SHORT TASK
Copy each line exactly. Drop every picture.

INFORMATION PROVIDED
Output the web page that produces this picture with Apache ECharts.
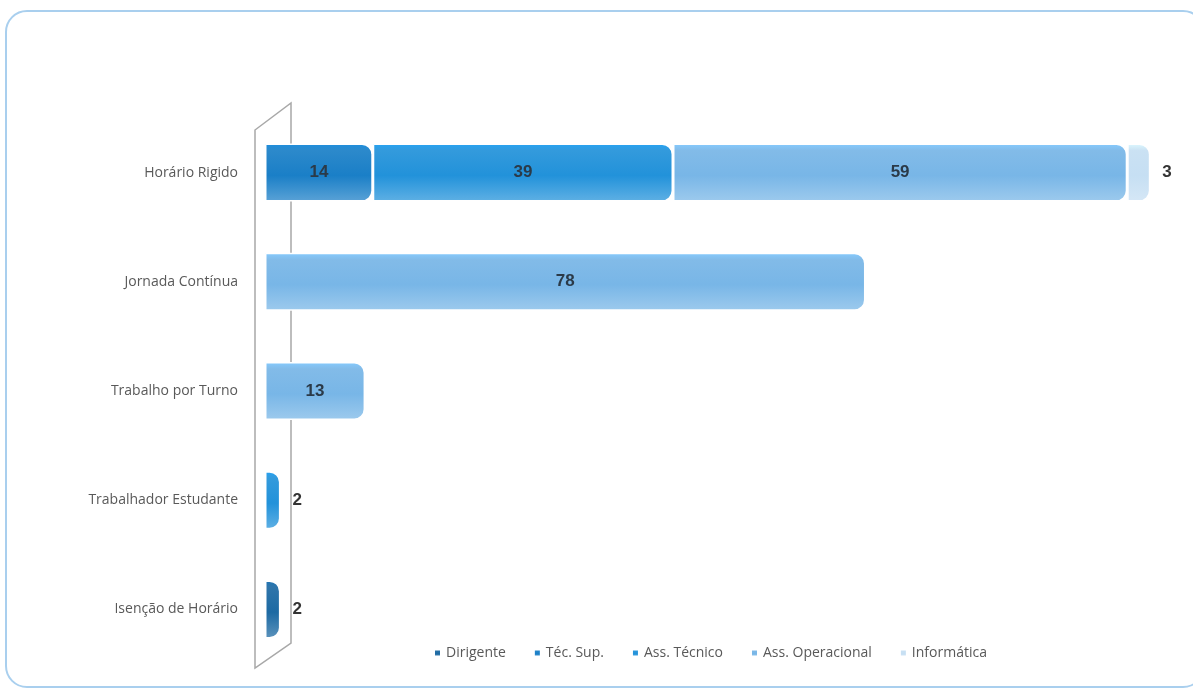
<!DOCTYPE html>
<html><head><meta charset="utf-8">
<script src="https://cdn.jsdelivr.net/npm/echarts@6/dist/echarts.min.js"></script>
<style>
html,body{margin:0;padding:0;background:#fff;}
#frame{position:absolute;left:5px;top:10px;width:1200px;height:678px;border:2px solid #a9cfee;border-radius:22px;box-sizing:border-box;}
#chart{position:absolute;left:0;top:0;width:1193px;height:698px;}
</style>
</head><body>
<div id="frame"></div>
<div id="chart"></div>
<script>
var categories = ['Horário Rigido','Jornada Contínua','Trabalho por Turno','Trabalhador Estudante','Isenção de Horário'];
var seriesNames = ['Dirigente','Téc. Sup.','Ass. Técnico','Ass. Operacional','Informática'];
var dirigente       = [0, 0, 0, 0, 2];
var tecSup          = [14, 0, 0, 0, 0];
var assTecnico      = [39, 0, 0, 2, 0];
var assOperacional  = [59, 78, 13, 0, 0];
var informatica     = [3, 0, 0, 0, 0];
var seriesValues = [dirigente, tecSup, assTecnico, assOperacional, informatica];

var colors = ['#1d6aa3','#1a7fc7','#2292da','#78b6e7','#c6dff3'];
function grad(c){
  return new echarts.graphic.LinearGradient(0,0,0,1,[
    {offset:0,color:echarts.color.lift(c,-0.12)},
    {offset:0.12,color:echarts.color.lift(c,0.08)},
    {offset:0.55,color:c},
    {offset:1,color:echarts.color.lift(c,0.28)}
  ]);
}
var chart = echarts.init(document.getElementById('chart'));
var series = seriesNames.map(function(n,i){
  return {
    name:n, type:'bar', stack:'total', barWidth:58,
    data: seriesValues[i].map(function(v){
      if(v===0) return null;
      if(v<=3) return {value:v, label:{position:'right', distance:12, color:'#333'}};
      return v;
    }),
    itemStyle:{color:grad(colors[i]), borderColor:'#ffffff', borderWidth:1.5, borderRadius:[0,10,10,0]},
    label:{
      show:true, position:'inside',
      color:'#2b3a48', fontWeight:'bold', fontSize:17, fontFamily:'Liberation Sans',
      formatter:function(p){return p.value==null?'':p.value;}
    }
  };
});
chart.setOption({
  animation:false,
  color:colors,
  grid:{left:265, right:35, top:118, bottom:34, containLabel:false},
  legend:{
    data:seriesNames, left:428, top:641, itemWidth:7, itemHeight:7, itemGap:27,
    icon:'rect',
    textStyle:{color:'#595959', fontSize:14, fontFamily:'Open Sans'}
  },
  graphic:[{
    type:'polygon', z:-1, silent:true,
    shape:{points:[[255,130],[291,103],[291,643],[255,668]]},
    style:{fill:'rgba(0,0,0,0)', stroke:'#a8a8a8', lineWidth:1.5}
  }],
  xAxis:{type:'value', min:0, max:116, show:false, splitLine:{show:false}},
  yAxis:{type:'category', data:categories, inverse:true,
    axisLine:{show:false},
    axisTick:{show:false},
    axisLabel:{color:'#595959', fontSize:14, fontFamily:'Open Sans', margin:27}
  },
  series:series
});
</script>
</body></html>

SOLUTION FOR THIS PROBLEM
Output the web page that produces this picture with Apache ECharts.
<!DOCTYPE html>
<html><head><meta charset="utf-8">
<script src="https://cdn.jsdelivr.net/npm/echarts@6/dist/echarts.min.js"></script>
<style>
html,body{margin:0;padding:0;background:#fff;}
#frame{position:absolute;left:5px;top:10px;width:1200px;height:678px;border:2px solid #a9cfee;border-radius:22px;box-sizing:border-box;}
#chart{position:absolute;left:0;top:0;width:1193px;height:698px;}
</style>
</head><body>
<div id="frame"></div>
<div id="chart"></div>
<script>
var categories = ['Horário Rigido','Jornada Contínua','Trabalho por Turno','Trabalhador Estudante','Isenção de Horário'];
var seriesNames = ['Dirigente','Téc. Sup.','Ass. Técnico','Ass. Operacional','Informática'];
var dirigente       = [0, 0, 0, 0, 2];
var tecSup          = [14, 0, 0, 0, 0];
var assTecnico      = [39, 0, 0, 2, 0];
var assOperacional  = [59, 78, 13, 0, 0];
var informatica     = [3, 0, 0, 0, 0];
var seriesValues = [dirigente, tecSup, assTecnico, assOperacional, informatica];

var colors = ['#1d6aa3','#1a7fc7','#2292da','#78b6e7','#c6dff3'];
function grad(c){
  return new echarts.graphic.LinearGradient(0,0,0,1,[
    {offset:0,color:echarts.color.lift(c,-0.12)},
    {offset:0.12,color:echarts.color.lift(c,0.08)},
    {offset:0.55,color:c},
    {offset:1,color:echarts.color.lift(c,0.28)}
  ]);
}
var chart = echarts.init(document.getElementById('chart'));
var series = seriesNames.map(function(n,i){
  return {
    name:n, type:'bar', stack:'total', barWidth:58,
    data: seriesValues[i].map(function(v){
      if(v===0) return null;
      if(v<=3) return {value:v, label:{position:'right', distance:12, color:'#333'}};
      return v;
    }),
    itemStyle:{color:grad(colors[i]), borderColor:'#ffffff', borderWidth:1.5, borderRadius:[0,10,10,0]},
    label:{
      show:true, position:'inside',
      color:'#2b3a48', fontWeight:'bold', fontSize:17, fontFamily:'Liberation Sans',
      formatter:function(p){return p.value==null?'':p.value;}
    }
  };
});
chart.setOption({
  animation:false,
  color:colors,
  grid:{left:265, right:35, top:118, bottom:34, containLabel:false},
  legend:{
    data:seriesNames, left:428, top:641, itemWidth:7, itemHeight:7, itemGap:27,
    icon:'rect',
    textStyle:{color:'#595959', fontSize:14, fontFamily:'Open Sans'}
  },
  graphic:[{
    type:'polygon', z:-1, silent:true,
    shape:{points:[[255,130],[291,103],[291,643],[255,668]]},
    style:{fill:'rgba(0,0,0,0)', stroke:'#a8a8a8', lineWidth:1.5}
  }],
  xAxis:{type:'value', min:0, max:116, show:false, splitLine:{show:false}},
  yAxis:{type:'category', data:categories, inverse:true,
    axisLine:{show:false},
    axisTick:{show:false},
    axisLabel:{color:'#595959', fontSize:14, fontFamily:'Open Sans', margin:27}
  },
  series:series
});
</script>
</body></html>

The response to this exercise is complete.